East Tennessee's story starts with one man by the name of Maurice Mays. 

"So Maurice Mays is interesting and his life was interesting from the very beginning," Kesler said. "He was a businessman, politically active, but he was also known to bend the rules."

Multiple historic accounts and newspapers of the time detail how people questioned May's background.

"So the story goes that he’s actually adopted by the Mays family, a young African American family who raised him as their own child, who could not have children," Kesler said. 

Maurice Mays Parents-Beck Cultural Center
Gabrielle Hays

Historians have said his role in the community led to a few rocky relationships. 

Robert Booker is the former executive director of the Beck Cultural Exchange Center. He said Mays had a particularly difficult relationship with law enforcement at the time.

"There was a white policeman who threatened him and told him he better leave white women alone or he’d end up in the penitentiary,” Booker said. 

And that encounter is where the story of the Knoxville Race Riots begins.

"The story goes that supposedly this African American male kills this white female and it doesn’t take long for word to hit the streets," Kesler said. 

Court documents show on the morning of Aug. 30, 1919, a woman was murdered in her home in North Knoxville. 

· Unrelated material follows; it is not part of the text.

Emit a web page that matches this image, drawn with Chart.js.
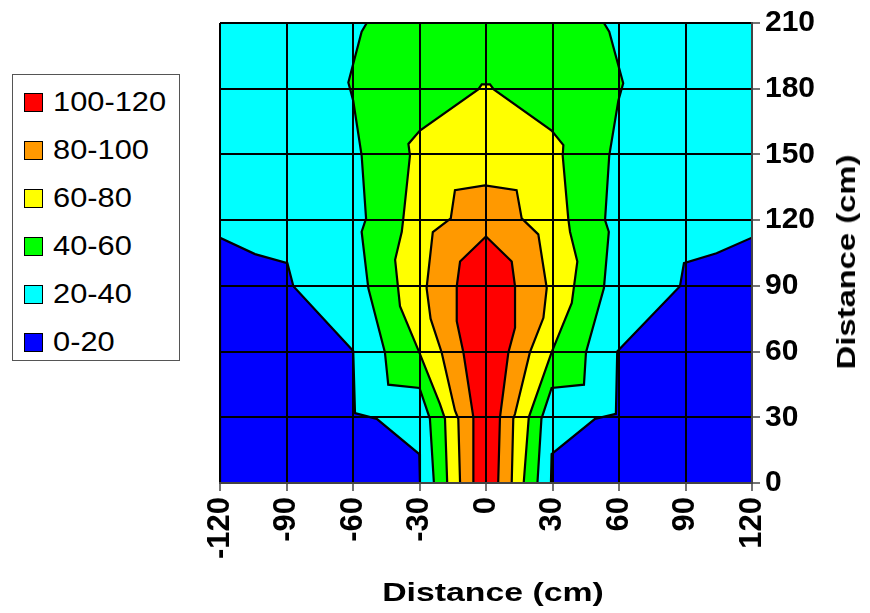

“Just so happens that a white woman by the name of Bertie Lindsey was murdered and her cousin who was staying with her at the time said a black man did it,” Booker said. 

That cousin's name was Ora Smith. Court documents show that after she alerted a neighbor, police got to the scene.

"This policeman who hated Mays said 'I know exactly who did it', went by Mays’ house, arrested him," Booker said. "He took him out to the scene of the crime, put him under a street light and the woman who said that her cousin was murdered by a black man identified Mays as a person who did it.”

Kesler said after word spread of Mays' arrest, mobs took to the streets in an uproar looking for Mays.

"When the mob goes through downtown to raid the jailhouse and lewd and raid downtown Knoxville," she said. 

Historians said the actual riot lasted about 48 hours and at one point the National Guard was called in.

But little did the mob know, Mays was no longer in Knoxville.

“The county sheriff knew that they were coming and put a wig and a dress on Mays and snuck him down to Chattanooga for safekeeping,” Booker said. 

Months later, Mays was put on trial and found guilty. His case was appealed multiple times before he was executed on March 15, 1922.

“He was accused of this heinous crime and paid his life for it," Booker said. 

In the last 100 years, multiple local and national groups have pushed for Tennessee Governors to pardon Mays and clear his name for good. 

No one has been successful.

"Did he kill and murder a white woman in the summer of 1919, there’s no evidence to suggest he did, there’s just one person who says he did," Kesler said. "Justice and equality demand that we always take a second look."